Transcribe the listing that follows in full, omitting pictures.
[Start Material provided]
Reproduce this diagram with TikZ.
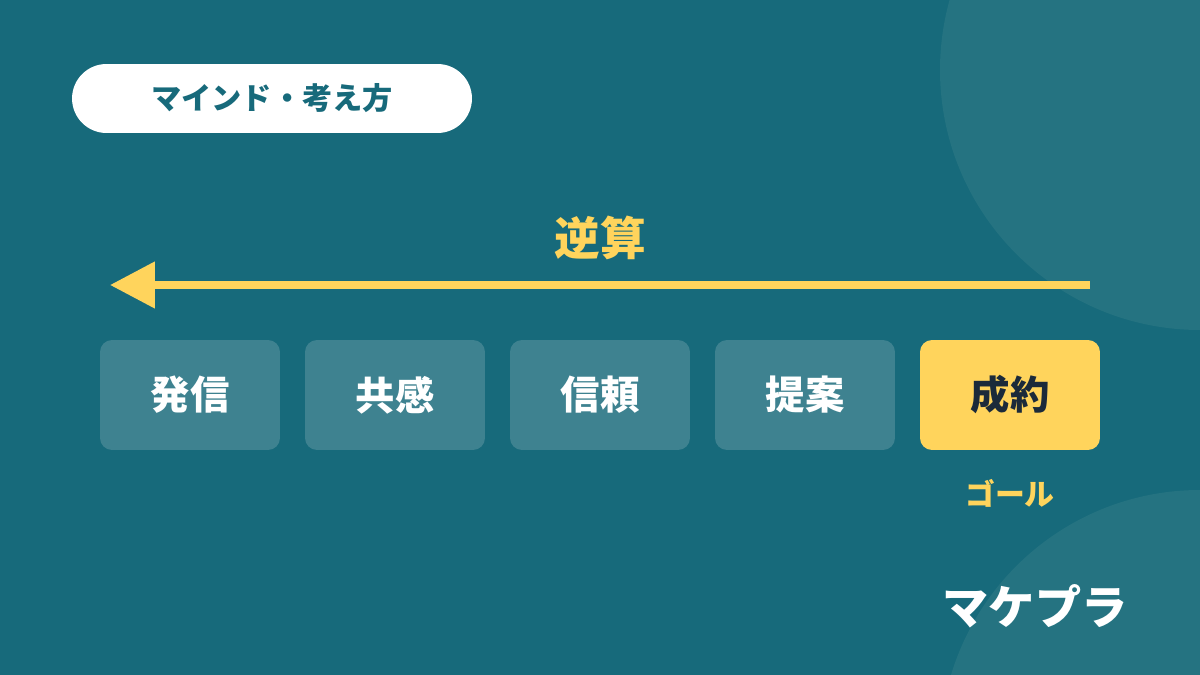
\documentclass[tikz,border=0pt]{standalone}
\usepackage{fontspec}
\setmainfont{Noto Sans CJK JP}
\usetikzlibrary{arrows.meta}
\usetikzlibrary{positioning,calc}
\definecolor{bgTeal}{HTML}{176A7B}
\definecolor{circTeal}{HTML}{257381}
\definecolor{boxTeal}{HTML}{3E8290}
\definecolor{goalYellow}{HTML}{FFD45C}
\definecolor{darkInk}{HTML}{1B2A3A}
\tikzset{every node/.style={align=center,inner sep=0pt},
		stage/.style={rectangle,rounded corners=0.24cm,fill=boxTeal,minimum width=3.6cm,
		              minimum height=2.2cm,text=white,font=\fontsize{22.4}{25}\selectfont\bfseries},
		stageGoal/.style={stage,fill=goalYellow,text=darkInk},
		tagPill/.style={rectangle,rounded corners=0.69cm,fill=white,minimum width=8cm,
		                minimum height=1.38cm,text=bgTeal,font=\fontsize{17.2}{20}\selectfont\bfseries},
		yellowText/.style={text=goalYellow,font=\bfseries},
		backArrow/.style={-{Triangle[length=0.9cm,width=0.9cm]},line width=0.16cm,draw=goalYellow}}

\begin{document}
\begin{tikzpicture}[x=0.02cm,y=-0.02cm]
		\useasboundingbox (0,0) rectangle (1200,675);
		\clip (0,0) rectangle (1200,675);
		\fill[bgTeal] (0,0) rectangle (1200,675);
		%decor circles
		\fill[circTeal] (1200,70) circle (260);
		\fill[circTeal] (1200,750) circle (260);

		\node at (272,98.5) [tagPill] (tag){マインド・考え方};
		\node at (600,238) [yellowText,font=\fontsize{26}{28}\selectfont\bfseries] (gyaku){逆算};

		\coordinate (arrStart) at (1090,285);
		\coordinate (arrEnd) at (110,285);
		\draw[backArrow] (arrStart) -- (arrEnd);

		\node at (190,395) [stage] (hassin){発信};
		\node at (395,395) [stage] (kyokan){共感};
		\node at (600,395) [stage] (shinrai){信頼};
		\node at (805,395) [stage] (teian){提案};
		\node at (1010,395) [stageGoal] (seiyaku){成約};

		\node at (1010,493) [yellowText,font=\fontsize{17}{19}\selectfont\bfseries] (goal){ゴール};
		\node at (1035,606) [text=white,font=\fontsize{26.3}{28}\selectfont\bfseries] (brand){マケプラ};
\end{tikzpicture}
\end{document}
[End Material provided]
Solved exercise
Reproduce this diagram with TikZ.
\documentclass[tikz,border=0pt]{standalone}
\usepackage{fontspec}
\setmainfont{Noto Sans CJK JP}
\usetikzlibrary{arrows.meta}
\usetikzlibrary{positioning,calc}
\definecolor{bgTeal}{HTML}{176A7B}
\definecolor{circTeal}{HTML}{257381}
\definecolor{boxTeal}{HTML}{3E8290}
\definecolor{goalYellow}{HTML}{FFD45C}
\definecolor{darkInk}{HTML}{1B2A3A}
\tikzset{every node/.style={align=center,inner sep=0pt},
		stage/.style={rectangle,rounded corners=0.24cm,fill=boxTeal,minimum width=3.6cm,
		              minimum height=2.2cm,text=white,font=\fontsize{22.4}{25}\selectfont\bfseries},
		stageGoal/.style={stage,fill=goalYellow,text=darkInk},
		tagPill/.style={rectangle,rounded corners=0.69cm,fill=white,minimum width=8cm,
		                minimum height=1.38cm,text=bgTeal,font=\fontsize{17.2}{20}\selectfont\bfseries},
		yellowText/.style={text=goalYellow,font=\bfseries},
		backArrow/.style={-{Triangle[length=0.9cm,width=0.9cm]},line width=0.16cm,draw=goalYellow}}

\begin{document}
\begin{tikzpicture}[x=0.02cm,y=-0.02cm]
		\useasboundingbox (0,0) rectangle (1200,675);
		\clip (0,0) rectangle (1200,675);
		\fill[bgTeal] (0,0) rectangle (1200,675);
		%decor circles
		\fill[circTeal] (1200,70) circle (260);
		\fill[circTeal] (1200,750) circle (260);

		\node at (272,98.5) [tagPill] (tag){マインド・考え方};
		\node at (600,238) [yellowText,font=\fontsize{26}{28}\selectfont\bfseries] (gyaku){逆算};

		\coordinate (arrStart) at (1090,285);
		\coordinate (arrEnd) at (110,285);
		\draw[backArrow] (arrStart) -- (arrEnd);

		\node at (190,395) [stage] (hassin){発信};
		\node at (395,395) [stage] (kyokan){共感};
		\node at (600,395) [stage] (shinrai){信頼};
		\node at (805,395) [stage] (teian){提案};
		\node at (1010,395) [stageGoal] (seiyaku){成約};

		\node at (1010,493) [yellowText,font=\fontsize{17}{19}\selectfont\bfseries] (goal){ゴール};
		\node at (1035,606) [text=white,font=\fontsize{26.3}{28}\selectfont\bfseries] (brand){マケプラ};
\end{tikzpicture}
\end{document}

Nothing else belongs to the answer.